▶ [Given request]: The listing below must be repeated word for word, with its images excluded.

***

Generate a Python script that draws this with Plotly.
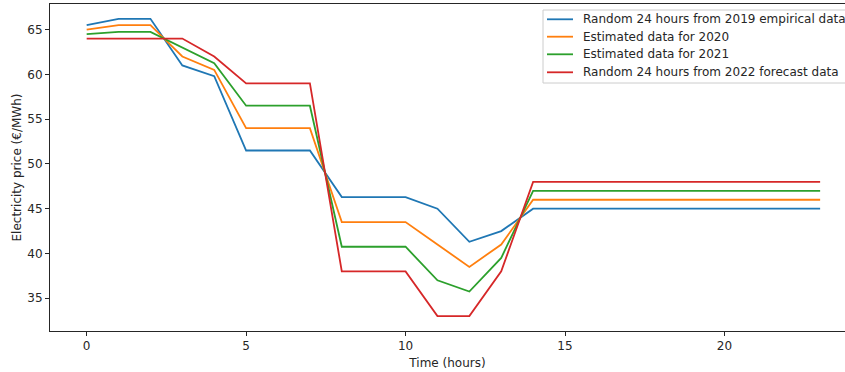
import plotly.graph_objects as go

# Hour of day
hours = list(range(24))

# Electricity price per hour (€/MWh)
price_2019 = [65.5, 66.2, 66.2, 61.0, 59.8, 51.5, 51.5, 51.5, 46.3, 46.3, 46.3, 45.0,
              41.3, 42.5, 45.0, 45.0, 45.0, 45.0, 45.0, 45.0, 45.0, 45.0, 45.0, 45.0]
price_2020 = [65.0, 65.5, 65.5, 62.0, 60.5, 54.0, 54.0, 54.0, 43.5, 43.5, 43.5, 41.0,
              38.5, 41.0, 46.0, 46.0, 46.0, 46.0, 46.0, 46.0, 46.0, 46.0, 46.0, 46.0]
price_2021 = [64.5, 64.75, 64.75, 63.0, 61.25, 56.5, 56.5, 56.5, 40.75, 40.75, 40.75, 37.0,
              35.75, 39.5, 47.0, 47.0, 47.0, 47.0, 47.0, 47.0, 47.0, 47.0, 47.0, 47.0]
price_2022 = [64.0, 64.0, 64.0, 64.0, 62.0, 59.0, 59.0, 59.0, 38.0, 38.0, 38.0, 33.0,
              33.0, 38.0, 48.0, 48.0, 48.0, 48.0, 48.0, 48.0, 48.0, 48.0, 48.0, 48.0]

series_names = [
    "Random 24 hours from 2019 empirical data",
    "Estimated data for 2020",
    "Estimated data for 2021",
    "Random 24 hours from 2022 forecast data",
]
series_values = [price_2019, price_2020, price_2021, price_2022]
colors = ["#1f77b4", "#ff7f0e", "#2ca02c", "#d62728"]

x_ticks = [0, 5, 10, 15, 20]
y_ticks = [35, 40, 45, 50, 55, 60, 65]

FONT = "DejaVu Sans"
FS = 12
TEXT = "#262626"

W, H = 845, 372
ML, MR, MT, MB = 50, 0, 4, 41
PW, PH = W - ML - MR, H - MT - MB


def px_x(px):
    return (px - ML) / PW


def px_y(py):
    return 1 - (py - MT) / PH


fig = go.Figure()
for name, vals, col in zip(series_names, series_values, colors):
    fig.add_trace(go.Scatter(
        x=hours, y=vals, mode="lines", name=name,
        line=dict(color=col, width=1.8),
    ))

axis_common = dict(
    showgrid=False, zeroline=False,
    showline=True, linecolor=TEXT, linewidth=1,
    ticks="outside", ticklen=4, tickwidth=1, tickcolor=TEXT,
    tickfont=dict(family=FONT, size=FS, color=TEXT),
)

# Legend box in the upper right corner, running off the right edge
shapes = [dict(
    type="rect", xref="paper", yref="paper",
    x0=px_x(543), x1=px_x(880), y0=px_y(83), y1=px_y(10),
    line=dict(color="#cccccc", width=1),
    fillcolor="rgba(255,255,255,0.8)", layer="above",
)]
annotations = []
row_y = [19.3, 36.7, 54.3, 72.3]
for name, col, ry in zip(series_names, colors, row_y):
    shapes.append(dict(
        type="line", xref="paper", yref="paper",
        x0=px_x(547), x1=px_x(573), y0=px_y(ry), y1=px_y(ry),
        line=dict(color=col, width=1.8), layer="above",
    ))
    annotations.append(dict(
        xref="paper", yref="paper", x=px_x(581), y=px_y(ry),
        xanchor="left", yanchor="middle", showarrow=False,
        text=name, font=dict(family=FONT, size=FS, color=TEXT),
    ))

fig.update_layout(
    width=W, height=H,
    margin=dict(l=ML, r=MR, t=MT, b=MB),
    paper_bgcolor="white", plot_bgcolor="white",
    font=dict(family=FONT, size=FS, color=TEXT),
    showlegend=False,
    xaxis=dict(
        range=[-1.15, 23.78], tickvals=x_ticks, mirror=True,
        title=dict(text="Time (hours)", standoff=6,
                   font=dict(family=FONT, size=FS, color=TEXT)),
        **axis_common,
    ),
    yaxis=dict(
        range=[31.34, 67.86], tickvals=y_ticks,
        title=dict(text="Electricity price (€/MWh)", standoff=3,
                   font=dict(family=FONT, size=FS, color=TEXT)),
        **axis_common,
    ),
    shapes=shapes,
    annotations=annotations,
)

fig.write_html("out.html")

***

▶ [Problem solution]:
Generate a Python script that draws this with Plotly.
import plotly.graph_objects as go

# Hour of day
hours = list(range(24))

# Electricity price per hour (€/MWh)
price_2019 = [65.5, 66.2, 66.2, 61.0, 59.8, 51.5, 51.5, 51.5, 46.3, 46.3, 46.3, 45.0,
              41.3, 42.5, 45.0, 45.0, 45.0, 45.0, 45.0, 45.0, 45.0, 45.0, 45.0, 45.0]
price_2020 = [65.0, 65.5, 65.5, 62.0, 60.5, 54.0, 54.0, 54.0, 43.5, 43.5, 43.5, 41.0,
              38.5, 41.0, 46.0, 46.0, 46.0, 46.0, 46.0, 46.0, 46.0, 46.0, 46.0, 46.0]
price_2021 = [64.5, 64.75, 64.75, 63.0, 61.25, 56.5, 56.5, 56.5, 40.75, 40.75, 40.75, 37.0,
              35.75, 39.5, 47.0, 47.0, 47.0, 47.0, 47.0, 47.0, 47.0, 47.0, 47.0, 47.0]
price_2022 = [64.0, 64.0, 64.0, 64.0, 62.0, 59.0, 59.0, 59.0, 38.0, 38.0, 38.0, 33.0,
              33.0, 38.0, 48.0, 48.0, 48.0, 48.0, 48.0, 48.0, 48.0, 48.0, 48.0, 48.0]

series_names = [
    "Random 24 hours from 2019 empirical data",
    "Estimated data for 2020",
    "Estimated data for 2021",
    "Random 24 hours from 2022 forecast data",
]
series_values = [price_2019, price_2020, price_2021, price_2022]
colors = ["#1f77b4", "#ff7f0e", "#2ca02c", "#d62728"]

x_ticks = [0, 5, 10, 15, 20]
y_ticks = [35, 40, 45, 50, 55, 60, 65]

FONT = "DejaVu Sans"
FS = 12
TEXT = "#262626"

W, H = 845, 372
ML, MR, MT, MB = 50, 0, 4, 41
PW, PH = W - ML - MR, H - MT - MB


def px_x(px):
    return (px - ML) / PW


def px_y(py):
    return 1 - (py - MT) / PH


fig = go.Figure()
for name, vals, col in zip(series_names, series_values, colors):
    fig.add_trace(go.Scatter(
        x=hours, y=vals, mode="lines", name=name,
        line=dict(color=col, width=1.8),
    ))

axis_common = dict(
    showgrid=False, zeroline=False,
    showline=True, linecolor=TEXT, linewidth=1,
    ticks="outside", ticklen=4, tickwidth=1, tickcolor=TEXT,
    tickfont=dict(family=FONT, size=FS, color=TEXT),
)

# Legend box in the upper right corner, running off the right edge
shapes = [dict(
    type="rect", xref="paper", yref="paper",
    x0=px_x(543), x1=px_x(880), y0=px_y(83), y1=px_y(10),
    line=dict(color="#cccccc", width=1),
    fillcolor="rgba(255,255,255,0.8)", layer="above",
)]
annotations = []
row_y = [19.3, 36.7, 54.3, 72.3]
for name, col, ry in zip(series_names, colors, row_y):
    shapes.append(dict(
        type="line", xref="paper", yref="paper",
        x0=px_x(547), x1=px_x(573), y0=px_y(ry), y1=px_y(ry),
        line=dict(color=col, width=1.8), layer="above",
    ))
    annotations.append(dict(
        xref="paper", yref="paper", x=px_x(581), y=px_y(ry),
        xanchor="left", yanchor="middle", showarrow=False,
        text=name, font=dict(family=FONT, size=FS, color=TEXT),
    ))

fig.update_layout(
    width=W, height=H,
    margin=dict(l=ML, r=MR, t=MT, b=MB),
    paper_bgcolor="white", plot_bgcolor="white",
    font=dict(family=FONT, size=FS, color=TEXT),
    showlegend=False,
    xaxis=dict(
        range=[-1.15, 23.78], tickvals=x_ticks, mirror=True,
        title=dict(text="Time (hours)", standoff=6,
                   font=dict(family=FONT, size=FS, color=TEXT)),
        **axis_common,
    ),
    yaxis=dict(
        range=[31.34, 67.86], tickvals=y_ticks,
        title=dict(text="Electricity price (€/MWh)", standoff=3,
                   font=dict(family=FONT, size=FS, color=TEXT)),
        **axis_common,
    ),
    shapes=shapes,
    annotations=annotations,
)

fig.write_html("out.html")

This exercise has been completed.